Okay so I'm having difficulty figuring out something specifically, I'm currently working on congruence classes, now the teacher gave us an example of :
$[6]\cdot x=[14]$ in $\mathbb{Z}/16\mathbb{Z}$
and it eventually equates to
$[6]\cdot[5]=[30]$
I'm having difficulty understanding how to solve for the $x$ in the following equation:
$[42]\cdot x=[27]$ in $\mathbb{Z}/15\mathbb{Z} $
The problem is I don't understand how they seem to solve for the $x$ in most equations, I can't seem to solve the pattern here, if someone could help me out that would be great. I understand everything else, except this speed bump.

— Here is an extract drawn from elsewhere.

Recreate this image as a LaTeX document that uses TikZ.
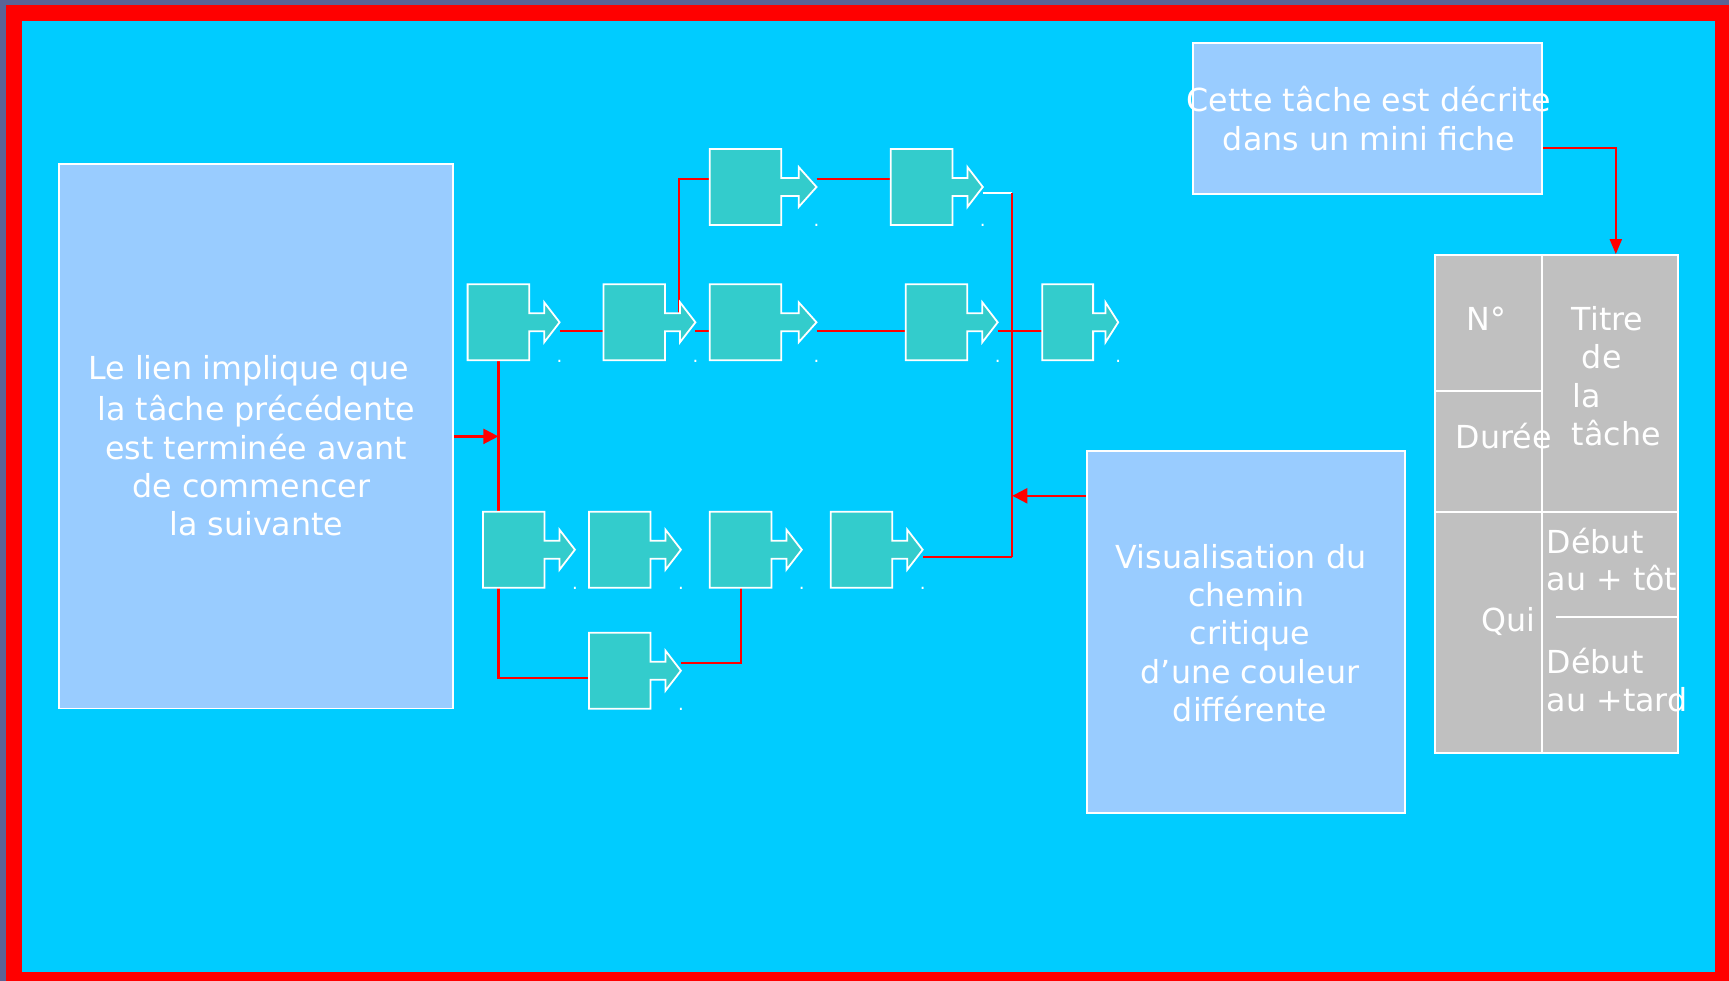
\documentclass[tikz,border=0pt]{standalone}
\usepackage{fontspec}
\setmainfont{DejaVu Sans}
\usetikzlibrary{arrows.meta,calc}
\definecolor{bgcyan}{HTML}{00CCFF}
\definecolor{boxblue}{HTML}{99CCFF}
\definecolor{taskteal}{HTML}{33CCCC}
\definecolor{tgray}{HTML}{C0C0C0}
\definecolor{outerc}{HTML}{5A6496}
\definecolor{frred}{HTML}{FF0000}
\pgfdeclarelayer{back}
\pgfdeclarelayer{bg}
\pgfsetlayers{back,bg,main}
% task shape: name, left x, top y, horizontal scale
\newcommand\mktask[4]{%
  \pgfmathsetmacro\tw{61.6*#4}%
  \pgfmathsetmacro\ts{15*#4}%
  \pgfmathsetmacro\th{15.4*#4}%
  \draw[taskshape] (#2,#3) -- ++(\tw,0) -- ++(0,29) -- ++(\ts,0) -- ++(0,-11)
     -- ++(\th,20) -- ++(-\th,20) -- ++(0,-11) -- ++(-\ts,0) -- ++(0,29)
     -- ++(-\tw,0) -- cycle;
  \node[taskbox, minimum width=\tw pt] (#1) at (#2+\tw/2,#3+38) {};
  \coordinate (#1tip) at (#2+\tw+\ts+\th,#3+38);
  \coordinate (#1hb) at (#2+\tw+\ts,#3+29);
  \node[dotlbl] (#1dot) at (#2+\tw+\ts+\th,#3+77.8) {.};
}
\begin{document}
\begin{tikzpicture}[x=1pt,y=-1pt,
  conn/.style={draw=frred, line width=2.2pt},
  wconn/.style={draw=white, line width=2pt},
  redtip/.style={-{Triangle[length=15pt,width=15pt]}},
  redtipn/.style={-{Triangle[length=15pt,width=12pt]}},
  infobox/.style={draw=white, fill=boxblue, line width=1.8pt, inner sep=0, rectangle},
  taskshape/.style={draw=white, fill=taskteal, line width=1.8pt, line join=miter},
  taskbox/.style={rectangle, inner sep=0, minimum height=76pt},
  txt/.style={text=white, inner sep=0, anchor=base, font=\fontsize{31.7pt}{38.3pt}\selectfont},
  txtl/.style={txt, anchor=base west},
  dotlbl/.style={text=white, inner sep=0, anchor=base, font=\fontsize{18pt}{18pt}\selectfont},
  gridline/.style={draw=white, line width=1.8pt}
]
\useasboundingbox (0,0) rectangle (1729,981);
\begin{pgfonlayer}{back}
  \fill[outerc] (0,0) rectangle (1729,981);
  \fill[frred] (6,5) rectangle (1729,981);
  \fill[bgcyan] (22,21) rectangle (1715,972);
\end{pgfonlayer}

% explanatory boxes
\node[infobox, minimum width=394pt, minimum height=544.2pt] (lbox) at (256.3,436.4) {};
\node[txt] (ltext) at (256.3,379.3) {\begin{tabular}[t]{@{}c@{}}Le lien implique que\kern15pt\\[3.4pt]
  la tâche précédente\\ est terminée avant\\ de commencer\kern10pt\\ la suivante\end{tabular}};

\node[infobox, minimum width=349pt, minimum height=150.7pt] (cette) at (1367.8,118.65) {};
\node[txt, font=\fontsize{31.7pt}{39pt}\selectfont] (ctext) at (1369,111.7) {\begin{tabular}[t]{@{}c@{}}Cette tâche est décrite\\ dans un mini fiche\end{tabular}};

\node[infobox, minimum width=317.7pt, minimum height=362.6pt] (vis) at (1246.15,632) {};
\node[txt] (vtext) at (1250,568.3) {\begin{tabular}[t]{@{}c@{}}Visualisation du\kern18pt\\ chemin\kern7pt\\ critique\\ d’une couleur\\ différente\end{tabular}};

% mini fiche table
\node[rectangle, draw=white, fill=tgray, line width=1.8pt, inner sep=0,
      minimum width=242.7pt, minimum height=498.3pt] (tbl) at (1556.35,504.15) {};
\draw[gridline] (1541.7,255) -- (1541.7,753.3);
\draw[gridline] (1435,391) -- (1541.7,391);
\draw[gridline] (1435,511.7) -- (1677.7,511.7);
\draw[gridline] (1556,617.3) -- (1677.7,617.3);
\node[txtl] (tno) at (1466.7,330.7) {N°};
\node[txtl] (ttitre) at (1571.7,330.7) {\begin{tabular}[t]{@{}l@{}}Titre\\\kern10pt de\\\kern1pt la\\tâche\end{tabular}};
\node[txtl] (tduree) at (1455.7,448.3) {Durée};
\node[txtl] (tqui) at (1481.7,631.7) {Qui};
\node[txtl, font=\fontsize{31.7pt}{37.4pt}\selectfont] (ttot) at (1546.7,553.3) {\begin{tabular}[t]{@{}l@{}}Début\\au + tôt\end{tabular}};
\node[txtl] (ttard) at (1546.7,673.3) {\begin{tabular}[t]{@{}l@{}}Début\\au +tard\end{tabular}};

% tasks
\mktask{A1}{709.8}{149}{1.16}
\mktask{A2}{890.8}{149}{1}
\mktask{B1}{467.6}{284.3}{1}
\mktask{B2}{603.4}{284.3}{1}
\mktask{B3}{709.8}{284.3}{1.16}
\mktask{B4}{905.7}{284.3}{1}
\mktask{B5}{1042.3}{284.3}{0.825}
\mktask{C1}{482.9}{511.7}{1}
\mktask{C2}{588.9}{511.7}{1}
\mktask{C3}{709.8}{511.7}{1}
\mktask{C4}{830.7}{511.7}{1}
\mktask{D1}{588.9}{632.7}{1}

\coordinate (J1) at (1012.3,193.3);
\coordinate (J2) at (1012.3,557.3);
\coordinate (cout) at ([yshift=-29.6pt]cette.east);
\coordinate (tin) at ([xshift=181.7pt]tbl.north west);
\coordinate (vin) at ([yshift=-46pt]vis.north west);

\begin{pgfonlayer}{bg}
  % row B
  \draw[conn] ([yshift=-8.4pt]B1tip) -- ([yshift=-8.4pt]B2.west);
  \draw[conn] ([yshift=-8.4pt]B2tip) -- ([yshift=-8.4pt]B3.west);
  \draw[conn] ([yshift=-8.4pt]B3tip) -- ([yshift=-8.4pt]B4.west);
  \draw[conn] ([yshift=-8.4pt]B4tip) -- ([yshift=-8.4pt]B5.west);
  % branch to row A
  \draw[conn] ([xshift=-1pt]B2hb) |- ([yshift=8pt]A1.west);
  \draw[conn] ([yshift=8pt]A1tip) -- ([yshift=8pt]A2.west);
  \draw[wconn] ([yshift=-6.3pt]A2tip) -- (J1);
  \draw[conn] (J1) -- (J2);
  \draw[conn] (J2) -- ([yshift=-7.6pt]C4tip);
  % left branch
  \draw[conn] (B1.south) |- ([yshift=-7.6pt]D1.west);
  \draw[conn] ([yshift=8pt]D1tip) -| (C3.south);
  % callout arrows
  \draw[conn, redtip] (lbox.east) -- (lbox.east -| B1.south);
  \draw[conn, redtip] (vin) -- (vin -| J1);
  \draw[conn, redtipn] (cout) -| (tin);
\end{pgfonlayer}
\end{tikzpicture}
\end{document}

Hint: the class of $42$ in $\mathbb{Z}/15\mathbb{Z}$ is the same of $12$ or of $-3$, in fact you can write $42$ as $12+2\cdot 15$ or as $-3 + 3\cdot 15 $ and in $\mathbb{Z}/15\mathbb{Z}$ two integers are in the same class if and only if their difference is a multiple of $15$.
The same holds for the class of $27$ in $\mathbb{Z}/15\mathbb{Z}$.
Now, $-3$ is not invertible: how to solve the congruence?
Well, is the same of solve $[-3](X-1)=0$ in in $\mathbb{Z}/15\mathbb{Z}$...